/---
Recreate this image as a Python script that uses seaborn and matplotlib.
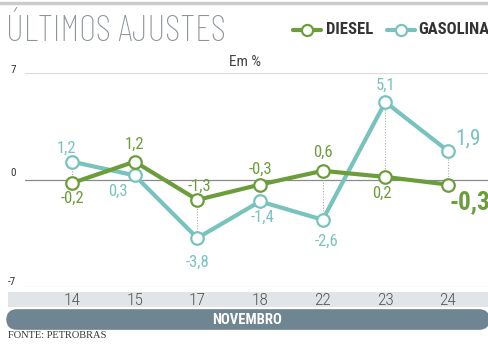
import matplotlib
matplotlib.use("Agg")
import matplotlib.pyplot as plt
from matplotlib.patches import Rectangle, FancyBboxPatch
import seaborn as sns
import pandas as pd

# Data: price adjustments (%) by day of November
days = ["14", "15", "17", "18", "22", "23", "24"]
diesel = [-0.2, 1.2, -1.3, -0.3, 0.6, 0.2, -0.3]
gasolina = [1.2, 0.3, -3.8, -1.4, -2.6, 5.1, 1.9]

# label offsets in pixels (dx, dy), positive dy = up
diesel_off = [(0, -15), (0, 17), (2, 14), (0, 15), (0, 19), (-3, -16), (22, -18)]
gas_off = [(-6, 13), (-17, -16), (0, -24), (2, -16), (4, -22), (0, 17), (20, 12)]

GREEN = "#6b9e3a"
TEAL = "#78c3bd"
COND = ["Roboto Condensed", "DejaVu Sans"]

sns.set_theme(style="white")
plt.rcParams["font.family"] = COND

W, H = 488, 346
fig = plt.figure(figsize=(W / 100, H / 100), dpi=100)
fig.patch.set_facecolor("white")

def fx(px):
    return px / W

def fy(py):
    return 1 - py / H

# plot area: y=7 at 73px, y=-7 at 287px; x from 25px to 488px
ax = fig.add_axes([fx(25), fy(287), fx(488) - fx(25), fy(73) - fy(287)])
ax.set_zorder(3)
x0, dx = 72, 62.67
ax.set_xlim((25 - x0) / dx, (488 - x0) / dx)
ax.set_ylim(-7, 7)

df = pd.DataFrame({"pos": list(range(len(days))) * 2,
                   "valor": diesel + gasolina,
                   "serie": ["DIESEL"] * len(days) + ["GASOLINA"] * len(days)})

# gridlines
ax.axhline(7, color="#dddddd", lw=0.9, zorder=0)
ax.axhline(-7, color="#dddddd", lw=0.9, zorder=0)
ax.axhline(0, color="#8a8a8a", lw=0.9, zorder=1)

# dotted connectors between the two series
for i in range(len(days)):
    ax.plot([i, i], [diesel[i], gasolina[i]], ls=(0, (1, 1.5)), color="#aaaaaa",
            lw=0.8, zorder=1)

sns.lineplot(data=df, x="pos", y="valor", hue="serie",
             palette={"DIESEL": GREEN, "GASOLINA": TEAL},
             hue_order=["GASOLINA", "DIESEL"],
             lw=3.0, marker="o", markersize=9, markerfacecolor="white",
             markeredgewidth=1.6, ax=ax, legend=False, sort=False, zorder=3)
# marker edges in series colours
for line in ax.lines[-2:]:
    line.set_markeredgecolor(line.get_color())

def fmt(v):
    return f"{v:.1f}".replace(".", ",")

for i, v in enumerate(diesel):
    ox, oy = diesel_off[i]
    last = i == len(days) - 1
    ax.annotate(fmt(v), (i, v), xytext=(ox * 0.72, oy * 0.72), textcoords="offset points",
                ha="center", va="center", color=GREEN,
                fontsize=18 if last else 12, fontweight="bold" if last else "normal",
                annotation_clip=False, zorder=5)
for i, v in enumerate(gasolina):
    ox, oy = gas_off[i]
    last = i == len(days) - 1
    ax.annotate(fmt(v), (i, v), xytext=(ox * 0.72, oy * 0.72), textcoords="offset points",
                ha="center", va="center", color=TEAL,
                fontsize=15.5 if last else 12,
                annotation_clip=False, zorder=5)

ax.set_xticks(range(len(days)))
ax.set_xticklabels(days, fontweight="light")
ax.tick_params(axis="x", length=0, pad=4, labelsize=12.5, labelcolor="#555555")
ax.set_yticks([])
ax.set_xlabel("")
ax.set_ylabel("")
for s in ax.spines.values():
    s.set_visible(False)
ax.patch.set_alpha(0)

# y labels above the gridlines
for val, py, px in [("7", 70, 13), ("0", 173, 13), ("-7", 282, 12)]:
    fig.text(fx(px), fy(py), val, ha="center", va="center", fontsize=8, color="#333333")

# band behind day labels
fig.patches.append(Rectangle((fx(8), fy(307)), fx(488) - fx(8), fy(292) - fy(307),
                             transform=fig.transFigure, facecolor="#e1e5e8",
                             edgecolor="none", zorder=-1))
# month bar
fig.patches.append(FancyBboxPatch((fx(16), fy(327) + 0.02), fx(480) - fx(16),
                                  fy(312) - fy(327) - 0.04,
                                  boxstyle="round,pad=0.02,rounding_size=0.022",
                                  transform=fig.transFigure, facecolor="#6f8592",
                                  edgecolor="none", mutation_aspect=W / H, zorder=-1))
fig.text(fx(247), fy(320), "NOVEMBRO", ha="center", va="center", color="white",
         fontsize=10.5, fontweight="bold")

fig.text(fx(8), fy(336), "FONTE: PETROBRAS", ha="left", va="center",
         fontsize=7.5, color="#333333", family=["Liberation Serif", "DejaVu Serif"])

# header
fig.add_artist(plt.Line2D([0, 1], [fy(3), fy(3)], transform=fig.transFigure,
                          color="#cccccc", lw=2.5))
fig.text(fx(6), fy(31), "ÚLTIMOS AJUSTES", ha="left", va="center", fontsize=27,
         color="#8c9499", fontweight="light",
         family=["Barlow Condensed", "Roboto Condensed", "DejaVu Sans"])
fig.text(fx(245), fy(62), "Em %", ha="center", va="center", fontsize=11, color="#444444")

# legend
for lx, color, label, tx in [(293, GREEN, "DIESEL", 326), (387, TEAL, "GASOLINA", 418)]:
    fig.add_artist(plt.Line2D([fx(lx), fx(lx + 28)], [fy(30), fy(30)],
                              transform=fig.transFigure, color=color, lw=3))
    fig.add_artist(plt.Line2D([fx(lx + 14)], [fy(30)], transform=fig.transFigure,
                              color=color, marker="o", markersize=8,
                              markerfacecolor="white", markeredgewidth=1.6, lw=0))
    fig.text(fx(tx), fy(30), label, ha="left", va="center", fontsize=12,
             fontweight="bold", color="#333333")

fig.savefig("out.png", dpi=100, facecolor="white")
\---
Write out exactly the lines between the start of the data and the line with "import pandas as pd", including both, but none of the pictures.

Recreate this image as a Python script that uses seaborn and matplotlib.
import matplotlib
matplotlib.use("Agg")
import matplotlib.pyplot as plt
from matplotlib.patches import Rectangle, FancyBboxPatch
import seaborn as sns
import pandas as pd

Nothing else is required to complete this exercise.